Quote the data exactly, first line to the line containing "(0,0) rectangle (754,680);", with no pictures.

***** Data provided

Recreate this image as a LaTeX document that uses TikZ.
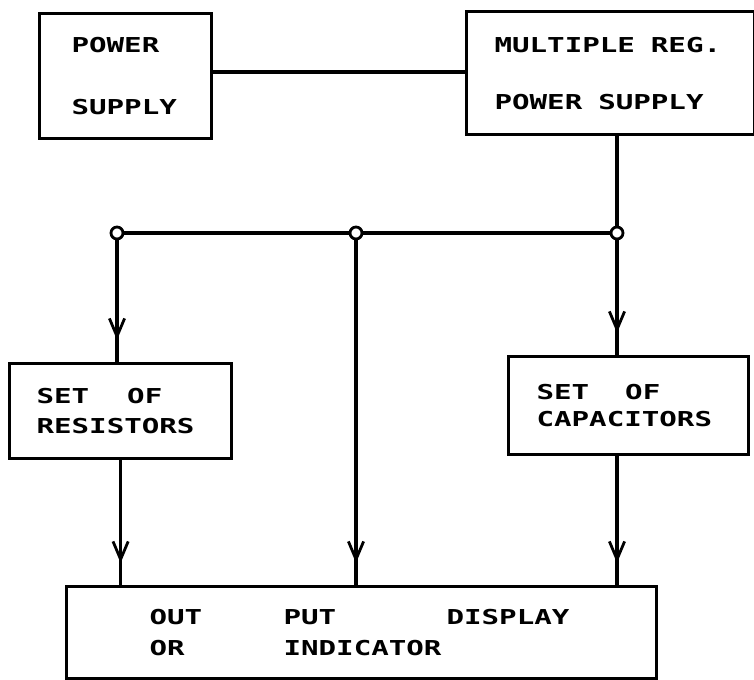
\documentclass[tikz,border=0pt]{standalone}
\usepackage{fontspec}
\newfontfamily\plotfont[FakeStretch=1.42]{DejaVu Sans Mono Bold}
\usetikzlibrary{arrows.meta,decorations.markings}

\tikzset{
  blk/.style n args={3}{draw, line width=0.8mm, rectangle, anchor=north west,
    minimum width=#1, minimum height=#2, inner xsep=#3, inner ysep=0pt,
    text width=#1-2*#3, align=left, font=\plotfont\fontsize{14.6}{17.5}\selectfont},
  junc/.style={circle, draw, fill=white, line width=0.7mm, inner sep=0pt, minimum size=3mm},
  wire/.style={line width=0.8mm},
  flow/.style={wire, decoration={markings,
    mark=at position -5.5mm with {\arrow{Straight Barb[length=4.5mm, width=3.8mm, line width=0.7mm]}}},
    postaction={decorate}}
}

\begin{document}
\begin{tikzpicture}[x=0.25mm, y=-0.25mm]
  \useasboundingbox (0,0) rectangle (754,680);

  % blocks
  \node[blk={43mm}{31.25mm}{8mm}] (psu) at (38,12) {POWER\\[26pt]SUPPLY};
  \node[blk={72mm}{30.75mm}{7mm}] (mreg) at (465,10)
    {MULTIPLE\hspace{4mm}REG.\\[23pt]POWER\hspace{4mm}SUPPLY};
  \node[blk={55.5mm}{23.75mm}{6.75mm}] (res) at (8,362) {SET\hspace{9.5mm}OF\\[3.8pt]RESISTORS};
  \node[blk={60mm}{24.5mm}{7mm}] (cap) at (507,355) {SET\hspace{9mm}OF\\[1.7pt]CAPACITORS};
  \node[blk={147.5mm}{23mm}{20.75mm}] (disp) at (65,585)
    {\makebox[33.5mm][l]{OUT}\makebox[40.75mm][l]{PUT}DISPLAY\\[4.5pt]\makebox[33.5mm][l]{OR}INDICATOR};

  % junctions on the bus
  \node[junc] (j1) at (117,233) {};
  \node[junc] (j2) at (356,233) {};
  \node[junc] (j3) at (617,233) {};

  % wiring
  \draw[wire] (psu.east |- 0,72) -- (mreg.west |- 0,72);
  \draw[wire] (j3 |- mreg.south) -- (j3);
  \draw[wire] (j1) -- (j2) -- (j3);
  \draw[flow] (j1) -- (j1 |- res.north);
  \draw[flow] (j3) -- (j3 |- cap.north);
  \draw[flow] (j2) -- (j2 |- disp.north);
  \draw[flow] (res.south) -- (res.south |- disp.north);
  \draw[flow] (j3 |- cap.south) -- (j3 |- disp.north);
\end{tikzpicture}
\end{document}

**********

__The completed task__
Recreate this image as a LaTeX document that uses TikZ.
\documentclass[tikz,border=0pt]{standalone}
\usepackage{fontspec}
\newfontfamily\plotfont[FakeStretch=1.42]{DejaVu Sans Mono Bold}
\usetikzlibrary{arrows.meta,decorations.markings}

\tikzset{
  blk/.style n args={3}{draw, line width=0.8mm, rectangle, anchor=north west,
    minimum width=#1, minimum height=#2, inner xsep=#3, inner ysep=0pt,
    text width=#1-2*#3, align=left, font=\plotfont\fontsize{14.6}{17.5}\selectfont},
  junc/.style={circle, draw, fill=white, line width=0.7mm, inner sep=0pt, minimum size=3mm},
  wire/.style={line width=0.8mm},
  flow/.style={wire, decoration={markings,
    mark=at position -5.5mm with {\arrow{Straight Barb[length=4.5mm, width=3.8mm, line width=0.7mm]}}},
    postaction={decorate}}
}

\begin{document}
\begin{tikzpicture}[x=0.25mm, y=-0.25mm]
  \useasboundingbox (0,0) rectangle (754,680);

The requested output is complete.